▶ [Given task]
Copy from the first line below down to and including the line with "1261, 1082, 1265]". Skip the pictures.

▶ [Data]
##############################
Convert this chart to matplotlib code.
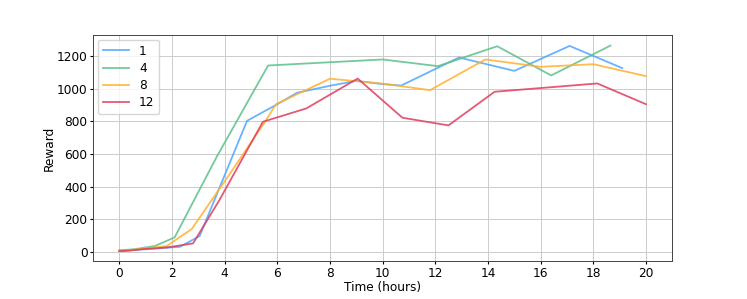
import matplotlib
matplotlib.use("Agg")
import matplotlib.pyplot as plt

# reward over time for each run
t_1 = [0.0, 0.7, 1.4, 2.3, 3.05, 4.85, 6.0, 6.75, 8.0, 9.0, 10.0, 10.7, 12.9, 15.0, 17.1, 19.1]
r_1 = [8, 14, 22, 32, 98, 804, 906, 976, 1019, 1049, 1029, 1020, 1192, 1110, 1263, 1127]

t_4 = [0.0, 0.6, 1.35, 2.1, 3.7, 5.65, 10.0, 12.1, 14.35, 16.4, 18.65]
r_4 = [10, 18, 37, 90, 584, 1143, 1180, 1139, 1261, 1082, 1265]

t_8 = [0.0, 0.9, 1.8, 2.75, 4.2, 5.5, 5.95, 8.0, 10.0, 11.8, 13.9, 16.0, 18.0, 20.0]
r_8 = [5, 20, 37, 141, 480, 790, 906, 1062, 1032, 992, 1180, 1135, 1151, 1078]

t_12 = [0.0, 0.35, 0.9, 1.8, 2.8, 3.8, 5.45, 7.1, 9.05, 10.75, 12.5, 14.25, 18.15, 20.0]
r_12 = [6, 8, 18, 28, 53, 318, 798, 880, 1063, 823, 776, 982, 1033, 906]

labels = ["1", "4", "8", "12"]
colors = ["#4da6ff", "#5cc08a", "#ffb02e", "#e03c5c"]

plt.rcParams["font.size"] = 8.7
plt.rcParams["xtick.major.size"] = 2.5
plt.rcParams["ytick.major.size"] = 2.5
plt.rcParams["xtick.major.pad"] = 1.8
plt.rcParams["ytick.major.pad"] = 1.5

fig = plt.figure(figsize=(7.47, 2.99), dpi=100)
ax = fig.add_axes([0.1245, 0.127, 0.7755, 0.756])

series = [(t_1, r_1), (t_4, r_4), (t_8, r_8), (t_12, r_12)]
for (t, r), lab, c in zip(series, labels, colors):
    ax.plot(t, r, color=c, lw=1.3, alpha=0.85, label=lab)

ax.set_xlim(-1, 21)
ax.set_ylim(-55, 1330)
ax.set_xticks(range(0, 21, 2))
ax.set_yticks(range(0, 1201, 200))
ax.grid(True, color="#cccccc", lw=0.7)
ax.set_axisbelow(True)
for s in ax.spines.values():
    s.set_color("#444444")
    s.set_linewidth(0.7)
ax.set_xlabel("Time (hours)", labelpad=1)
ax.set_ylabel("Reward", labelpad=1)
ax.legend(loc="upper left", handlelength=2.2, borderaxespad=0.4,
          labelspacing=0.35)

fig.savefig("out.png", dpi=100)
##############################
▶ [Written solution]
Convert this chart to matplotlib code.
import matplotlib
matplotlib.use("Agg")
import matplotlib.pyplot as plt

# reward over time for each run
t_1 = [0.0, 0.7, 1.4, 2.3, 3.05, 4.85, 6.0, 6.75, 8.0, 9.0, 10.0, 10.7, 12.9, 15.0, 17.1, 19.1]
r_1 = [8, 14, 22, 32, 98, 804, 906, 976, 1019, 1049, 1029, 1020, 1192, 1110, 1263, 1127]

t_4 = [0.0, 0.6, 1.35, 2.1, 3.7, 5.65, 10.0, 12.1, 14.35, 16.4, 18.65]
r_4 = [10, 18, 37, 90, 584, 1143, 1180, 1139, 1261, 1082, 1265]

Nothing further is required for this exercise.